--- begin ---

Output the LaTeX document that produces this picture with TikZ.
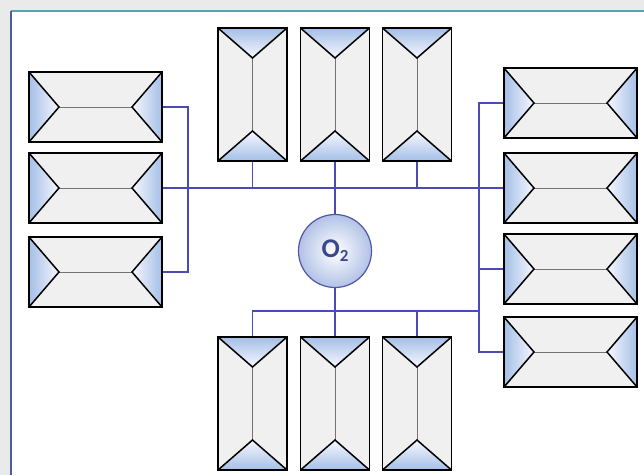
\documentclass[tikz,border=0pt]{standalone}
\usepackage{fontspec}
\setsansfont{Carlito}
\usetikzlibrary{calc}

\definecolor{pagegray}{HTML}{EAEAEA}
\definecolor{boxgray}{HTML}{F0F0F0}
\definecolor{triblue}{HTML}{A4BFE6}
\definecolor{wireblue}{HTML}{4A4AB2}
\definecolor{frameteal}{HTML}{5AA0B6}
\definecolor{frameblue}{HTML}{4C5AA8}
\definecolor{ringblue}{HTML}{5058A8}
\definecolor{ballblue}{HTML}{B2C2E6}
\definecolor{textblue}{HTML}{3B478C}

\tikzset{
  wire/.style={draw=wireblue, line width=1.4pt},
  % envelope lying flat: shaded triangles at left and right
  envwide/.style={
    draw=black, line width=1.5pt, fill=boxgray,
    minimum width=133pt, minimum height=70pt, inner sep=0pt,
    path picture={
      \coordinate (nw) at (path picture bounding box.north west);
      \coordinate (sw) at (path picture bounding box.south west);
      \coordinate (ne) at (path picture bounding box.north east);
      \coordinate (se) at (path picture bounding box.south east);
      \coordinate (tl) at ($(path picture bounding box.west)+(30pt,0pt)$);
      \coordinate (tr) at ($(path picture bounding box.east)+(-30pt,0pt)$);
      \shade[left color=triblue, right color=blue!3] (nw) -- (tl) -- (sw) -- cycle;
      \shade[right color=triblue, left color=blue!3] (ne) -- (tr) -- (se) -- cycle;
      \draw[black!55, line width=1pt] (tl) -- (tr);
      \draw[black, line width=1.5pt] (nw) -- (tl) -- (sw) (ne) -- (tr) -- (se);
    }},
  % envelope standing upright: shaded triangles at top and bottom
  envtall/.style={
    draw=black, line width=1.5pt, fill=boxgray,
    minimum width=69pt, minimum height=133pt, inner sep=0pt,
    path picture={
      \coordinate (nw) at (path picture bounding box.north west);
      \coordinate (sw) at (path picture bounding box.south west);
      \coordinate (ne) at (path picture bounding box.north east);
      \coordinate (se) at (path picture bounding box.south east);
      \coordinate (tt) at ($(path picture bounding box.north)+(0pt,-30pt)$);
      \coordinate (tb) at ($(path picture bounding box.south)+(0pt,30pt)$);
      \shade[top color=triblue, bottom color=blue!3] (nw) -- (tt) -- (ne) -- cycle;
      \shade[bottom color=triblue, top color=blue!3] (sw) -- (tb) -- (se) -- cycle;
      \draw[black!55, line width=1pt] (tt) -- (tb);
      \draw[black, line width=1.5pt] (nw) -- (tt) -- (ne) (sw) -- (tb) -- (se);
    }},
  hub/.style={circle, draw=ringblue, line width=1.2pt,
    inner color=white, outer color=ballblue,
    minimum size=73pt, inner sep=0pt,
    font=\sffamily\bfseries\fontsize{27}{29}\selectfont, text=textblue}
}

\begin{document}
\begin{tikzpicture}[x=1pt, y=-1pt]
  \useasboundingbox (0,0) rectangle (644,475);
  % page background and white panel
  \fill[pagegray] (0,0) rectangle (644,475);
  \fill[white] (11,11) rectangle (644,475);
  \draw[frameteal, line width=1.3pt] (11,11) -- (644,11);
  \draw[frameblue, line width=1.6pt] (11,11) -- (11,475);

  % left column
  \node[envwide] (L1) at (95.5,107) {};
  \node[envwide] (L2) at (95.5,188) {};
  \node[envwide] (L3) at (95.5,272) {};
  % right column
  \node[envwide] (R1) at (570.5,103) {};
  \node[envwide] (R2) at (570.5,188) {};
  \node[envwide] (R3) at (570.5,269) {};
  \node[envwide] (R4) at (570.5,352) {};
  % top row
  \node[envtall] (T1) at (252.5,94.5) {};
  \node[envtall] (T2) at (335,94.5) {};
  \node[envtall] (T3) at (417,94.5) {};
  % bottom row
  \node[envtall] (B1) at (252.5,403.5) {};
  \node[envtall] (B2) at (335,403.5) {};
  \node[envtall] (B3) at (417,403.5) {};

  % oxygen hub
  \node[hub] (O2) at (335,251) {O\raisebox{-0.3ex}{\fontsize{17}{17}\selectfont 2}};

  % junction points of the distribution lines
  \coordinate (jl) at (188,188);
  \coordinate (jr) at (479,188);
  \coordinate (jb) at (479,311);

  % upper bus
  \draw[wire] (L1.east) -| (jl) |- (L3.east);
  \draw[wire] (L2.east) -- (jl) -- (jr) -- (R2.west);
  \draw[wire] (T1.south) -- (T1.south |- jl);
  \draw[wire] (T3.south) -- (T3.south |- jl);
  \draw[wire] (T2.south) -- (O2.north);
  % right riser
  \draw[wire] (R1.west) -| (jb) |- (R4.west);
  \draw[wire] (R3.west) -- (R3.west -| jr);
  % lower bus
  \draw[wire] (B1.north) |- (jb);
  \draw[wire] (B3.north) -- (B3.north |- jb);
  \draw[wire] (O2.south) -- (B2.north);
\end{tikzpicture}
\end{document}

--- end ---

*Task objective*. Please write out all the data again word for word, but not the pictures.

*Result for this task*.
Output the LaTeX document that produces this picture with TikZ.
\documentclass[tikz,border=0pt]{standalone}
\usepackage{fontspec}
\setsansfont{Carlito}
\usetikzlibrary{calc}

\definecolor{pagegray}{HTML}{EAEAEA}
\definecolor{boxgray}{HTML}{F0F0F0}
\definecolor{triblue}{HTML}{A4BFE6}
\definecolor{wireblue}{HTML}{4A4AB2}
\definecolor{frameteal}{HTML}{5AA0B6}
\definecolor{frameblue}{HTML}{4C5AA8}
\definecolor{ringblue}{HTML}{5058A8}
\definecolor{ballblue}{HTML}{B2C2E6}
\definecolor{textblue}{HTML}{3B478C}

\tikzset{
  wire/.style={draw=wireblue, line width=1.4pt},
  % envelope lying flat: shaded triangles at left and right
  envwide/.style={
    draw=black, line width=1.5pt, fill=boxgray,
    minimum width=133pt, minimum height=70pt, inner sep=0pt,
    path picture={
      \coordinate (nw) at (path picture bounding box.north west);
      \coordinate (sw) at (path picture bounding box.south west);
      \coordinate (ne) at (path picture bounding box.north east);
      \coordinate (se) at (path picture bounding box.south east);
      \coordinate (tl) at ($(path picture bounding box.west)+(30pt,0pt)$);
      \coordinate (tr) at ($(path picture bounding box.east)+(-30pt,0pt)$);
      \shade[left color=triblue, right color=blue!3] (nw) -- (tl) -- (sw) -- cycle;
      \shade[right color=triblue, left color=blue!3] (ne) -- (tr) -- (se) -- cycle;
      \draw[black!55, line width=1pt] (tl) -- (tr);
      \draw[black, line width=1.5pt] (nw) -- (tl) -- (sw) (ne) -- (tr) -- (se);
    }},
  % envelope standing upright: shaded triangles at top and bottom
  envtall/.style={
    draw=black, line width=1.5pt, fill=boxgray,
    minimum width=69pt, minimum height=133pt, inner sep=0pt,
    path picture={
      \coordinate (nw) at (path picture bounding box.north west);
      \coordinate (sw) at (path picture bounding box.south west);
      \coordinate (ne) at (path picture bounding box.north east);
      \coordinate (se) at (path picture bounding box.south east);
      \coordinate (tt) at ($(path picture bounding box.north)+(0pt,-30pt)$);
      \coordinate (tb) at ($(path picture bounding box.south)+(0pt,30pt)$);
      \shade[top color=triblue, bottom color=blue!3] (nw) -- (tt) -- (ne) -- cycle;
      \shade[bottom color=triblue, top color=blue!3] (sw) -- (tb) -- (se) -- cycle;
      \draw[black!55, line width=1pt] (tt) -- (tb);
      \draw[black, line width=1.5pt] (nw) -- (tt) -- (ne) (sw) -- (tb) -- (se);
    }},
  hub/.style={circle, draw=ringblue, line width=1.2pt,
    inner color=white, outer color=ballblue,
    minimum size=73pt, inner sep=0pt,
    font=\sffamily\bfseries\fontsize{27}{29}\selectfont, text=textblue}
}

\begin{document}
\begin{tikzpicture}[x=1pt, y=-1pt]
  \useasboundingbox (0,0) rectangle (644,475);
  % page background and white panel
  \fill[pagegray] (0,0) rectangle (644,475);
  \fill[white] (11,11) rectangle (644,475);
  \draw[frameteal, line width=1.3pt] (11,11) -- (644,11);
  \draw[frameblue, line width=1.6pt] (11,11) -- (11,475);

  % left column
  \node[envwide] (L1) at (95.5,107) {};
  \node[envwide] (L2) at (95.5,188) {};
  \node[envwide] (L3) at (95.5,272) {};
  % right column
  \node[envwide] (R1) at (570.5,103) {};
  \node[envwide] (R2) at (570.5,188) {};
  \node[envwide] (R3) at (570.5,269) {};
  \node[envwide] (R4) at (570.5,352) {};
  % top row
  \node[envtall] (T1) at (252.5,94.5) {};
  \node[envtall] (T2) at (335,94.5) {};
  \node[envtall] (T3) at (417,94.5) {};
  % bottom row
  \node[envtall] (B1) at (252.5,403.5) {};
  \node[envtall] (B2) at (335,403.5) {};
  \node[envtall] (B3) at (417,403.5) {};

  % oxygen hub
  \node[hub] (O2) at (335,251) {O\raisebox{-0.3ex}{\fontsize{17}{17}\selectfont 2}};

  % junction points of the distribution lines
  \coordinate (jl) at (188,188);
  \coordinate (jr) at (479,188);
  \coordinate (jb) at (479,311);

  % upper bus
  \draw[wire] (L1.east) -| (jl) |- (L3.east);
  \draw[wire] (L2.east) -- (jl) -- (jr) -- (R2.west);
  \draw[wire] (T1.south) -- (T1.south |- jl);
  \draw[wire] (T3.south) -- (T3.south |- jl);
  \draw[wire] (T2.south) -- (O2.north);
  % right riser
  \draw[wire] (R1.west) -| (jb) |- (R4.west);
  \draw[wire] (R3.west) -- (R3.west -| jr);
  % lower bus
  \draw[wire] (B1.north) |- (jb);
  \draw[wire] (B3.north) -- (B3.north |- jb);
  \draw[wire] (O2.south) -- (B2.north);
\end{tikzpicture}
\end{document}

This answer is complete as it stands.